From: Jonathan Cameron

Date: Mon Mar 09 2026 - 14:14:44 EST


On Mon, 9 Mar 2026 13:56:33 -0400
Sungwoo Kim <iam@xxxxxxxxxxxx> wrote:

> On Mon, Mar 9, 2026 at 8:00 AM Jonathan Cameron
> <jonathan.cameron@xxxxxxxxxx> wrote:
> >
> > On Sun, 8 Mar 2026 14:59:58 -0400
> > Sungwoo Kim <iam@xxxxxxxxxxxx> wrote:
> >
> > > A race exists when two concurrent sysfs writes to delete_region specify
> > > the same region name. Both calls succeed in cxl_find_region_by_name()
> > > (which only does device_find_child_by_name and takes a reference), and
> > > both then proceed to call devm_release_action(). The first call atomically
> > > removes and releases the devres entry successfully. The second call finds
> > > no matching entry, causing devres_release() to return -ENOENT, which trips
> > > the WARN_ON.
> > >
> > > Fix this by replacing devm_release_action() with devm_remove_action_nowarn()
> > > followed by a manual call to unregister_region(). devm_remove_action_nowarn()
> > > removes the devres tracking entry and returns an error code.
> >
> > Naive question (or just me being lazy). Why can't we take the
> > write lock on cxl_rwsem.region?
>
> Thanks for your review. I've just tested your suggestion, but it
> caused an ABBA deadlock:
>
> task 1:
> create_pmem_region_store
> __device_attach() ...dev_lock()
> cxl_region_can_probe() ...lock(cxl_rwsem.region)
>
> task 2:
> delete_region_store() ...lock(cxl_rwsem.region)
> unregister_region()
> device_del() ...dev_lock()
>

Thanks for chasing that down. (I was indeed just being lazy!)
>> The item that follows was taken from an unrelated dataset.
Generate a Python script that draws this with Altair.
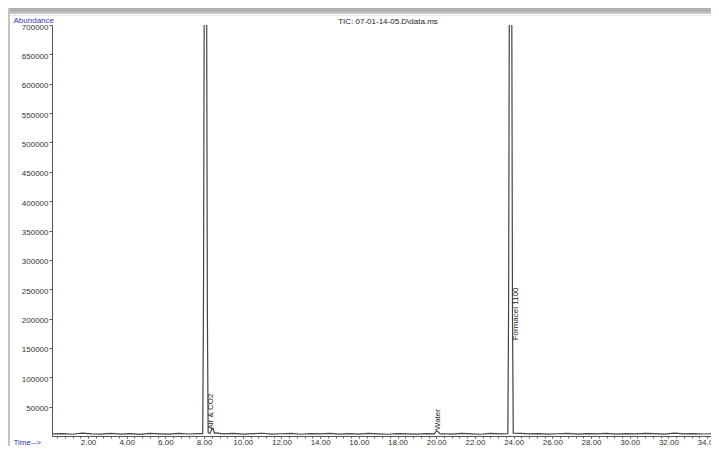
import altair as alt
import pandas as pd

# Baseline (approx.)
base_time = [0.2, 0.7, 1.2, 1.7, 2.2, 2.7, 3.2, 3.7, 4.2, 4.7, 5.2, 5.7, 6.2, 6.7, 7.2, 7.7,
             8.6, 9.0, 9.5, 10.0, 10.5, 11.0, 11.5, 12.0, 12.5, 13.0, 13.5, 14.0, 14.5, 15.0,
             15.5, 16.0, 16.5, 17.0, 17.5, 18.0, 18.5, 19.0, 19.5, 20.4, 20.8, 21.3, 21.8,
             22.3, 22.8, 23.3, 24.4, 24.8, 25.3, 25.8, 26.3, 26.8, 27.3, 27.8, 28.3, 28.8,
             29.3, 29.8, 30.3, 30.8, 31.3, 31.8, 32.3, 32.8, 33.3, 33.8, 34.3]
base_abund = [3500, 4200, 3000, 4800, 3600, 3100, 4500, 3300, 4000, 2900, 4300, 3700, 3200, 4600, 3400, 3900,
              5200, 3600, 4400, 3200, 3900, 4700, 3100, 3800, 4300, 3000, 4100, 3600, 4500, 3300,
              3900, 3200, 4400, 3600, 3000, 4200, 3700, 3300, 4100, 3800, 3200, 4300, 3600,
              3000, 4400, 3700, 4600, 3500, 4100, 3200, 3800, 4400, 3100, 3900, 3600, 4300,
              3200, 4000, 3500, 4600, 3900, 3300, 4800, 3600, 4200, 3400, 3900]

# Peaks (clipped at the top of the scale in the original)
peak_time = [7.93, 7.97, 8.01, 8.13, 8.17, 8.21, 8.30, 8.40, 8.47, 8.53,
             19.90, 20.02, 20.10, 20.20,
             23.70, 23.74, 23.78, 23.90, 23.94, 23.98]
peak_abund = [4000, 230000, 780000, 780000, 210000, 6000, 4000, 11000, 13000, 4500,
              3800, 9000, 7000, 3600,
              4000, 230000, 780000, 780000, 210000, 5000]

# Annotations
ann_label = ["Air & CO2", "Water", "Formacel 1100"]
ann_time = [8.35, 20.08, 24.10]
ann_abund = [11000, 10000, 163000]

title_text = ["TIC: 07-01-14-05.D\\data.ms"]

y_ticks = [50000, 100000, 150000, 200000, 250000, 300000, 350000, 400000, 450000,
           500000, 550000, 600000, 650000, 700000]
x_ticks = [2, 4, 6, 8, 10, 12, 14, 16, 18, 20, 22, 24, 26, 28, 30, 32, 34]
x_minor = [round(0.4 * i, 1) for i in range(1, 86)]

df = pd.DataFrame({"time": base_time + peak_time, "abund": base_abund + peak_abund}).sort_values("time")
ann = pd.DataFrame({"label": ann_label, "time": ann_time, "abund": ann_abund})
ttl = pd.DataFrame({"t": title_text})

FONT = "Liberation Sans"
W, H = 659, 411
XDOM = [0.14, 34.2]


def xs():
    return alt.Scale(domain=XDOM, nice=False, zero=False)


def ys():
    return alt.Scale(domain=[0, 700000], nice=False)


line = alt.Chart(df).mark_line(color="#444444", strokeWidth=1.2, clip=True).encode(
    x=alt.X("time:Q", scale=xs(),
            axis=alt.Axis(values=x_ticks, format=".2f", grid=False, tickSize=2, labelPadding=0,
                          labelFontSize=8, labelColor="#333333", labelFont=FONT, domainColor="#555555",
                          tickColor="#555555", title="Time-->", titleColor="#3333cc", titleFont=FONT,
                          titleFontSize=8, titleFontWeight="normal", titleAlign="left",
                          titleAnchor="start", titleX=-39, titleY=6, titleBaseline="middle",
                          labelFlush=False, labelOverlap=False)),
    y=alt.Y("abund:Q", scale=ys(),
            axis=alt.Axis(values=y_ticks, format="d", grid=False, tickSize=3, labelPadding=1,
                          labelOffset=2,
                          labelFontSize=8, labelColor="#333333", labelFont=FONT, domainColor="#555555",
                          tickColor="#555555", title="Abundance", titleColor="#3333cc", titleFont=FONT,
                          titleFontSize=8, titleFontWeight="normal", titleAngle=0, titleAlign="left",
                          titleX=-39, titleY=-5, titleBaseline="middle", labelFlush=False,
                          labelOverlap=False)),
)

minor = alt.Chart(df).mark_line(opacity=0).encode(
    x=alt.X("time:Q", scale=xs(),
            axis=alt.Axis(values=x_minor, labels=False, domain=False, grid=False, tickSize=2,
                          tickColor="#666666", title=None, orient="bottom")),
    y=alt.Y("abund:Q", scale=ys(), axis=None),
)

text = alt.Chart(ann).mark_text(angle=270, align="left", baseline="middle", fontSize=8,
                                 font=FONT, color="#222222").encode(
    x=alt.X("time:Q", scale=xs(), axis=None),
    y=alt.Y("abund:Q", scale=ys(), axis=None),
    text="label:N",
)

title = alt.Chart(ttl).mark_text(fontSize=8, font=FONT, color="#222222", align="center",
                                  baseline="middle").encode(
    x=alt.value(336), y=alt.value(-3), text="t:N")

one = pd.DataFrame({"k": [0]})
top_band = alt.Chart(one).mark_rect(color="#b0b0b0").encode(
    x=alt.value(-44), x2=alt.value(W), y=alt.value(-17), y2=alt.value(-13))
top_light = alt.Chart(one).mark_rect(color="#c8c8c8").encode(
    x=alt.value(-44), x2=alt.value(W), y=alt.value(-13), y2=alt.value(-11))
green = alt.Chart(one).mark_rect(color="#dcf2dc").encode(
    x=alt.value(-42), x2=alt.value(W), y=alt.value(-10), y2=alt.value(-9))
left_band = alt.Chart(one).mark_rect(color="#c4c4c4").encode(
    x=alt.value(-44), x2=alt.value(-42), y=alt.value(-17), y2=alt.value(H + 10))

chart = alt.layer(top_band, top_light, green, left_band, line, minor, text, title).resolve_scale(
    x="independent", y="independent"
).properties(
    width=W, height=H,
    padding={"left": 44, "top": 17, "right": 0, "bottom": 10},
    autosize=alt.AutoSizeParams(type="none"),
    background="white",
).configure_view(stroke=None)

chart.save("out.html", embed_options={"renderer": "svg", "actions": False})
Let's wait a few days to get inputs from others on this.

One horrible option would just be to have a single purpose lock to
serialize handling writes to the sysfs file. I don't much like
that solution however!

Thanks,

Jonathan

> One way to avoid a deadlock might be to not add an additional lock.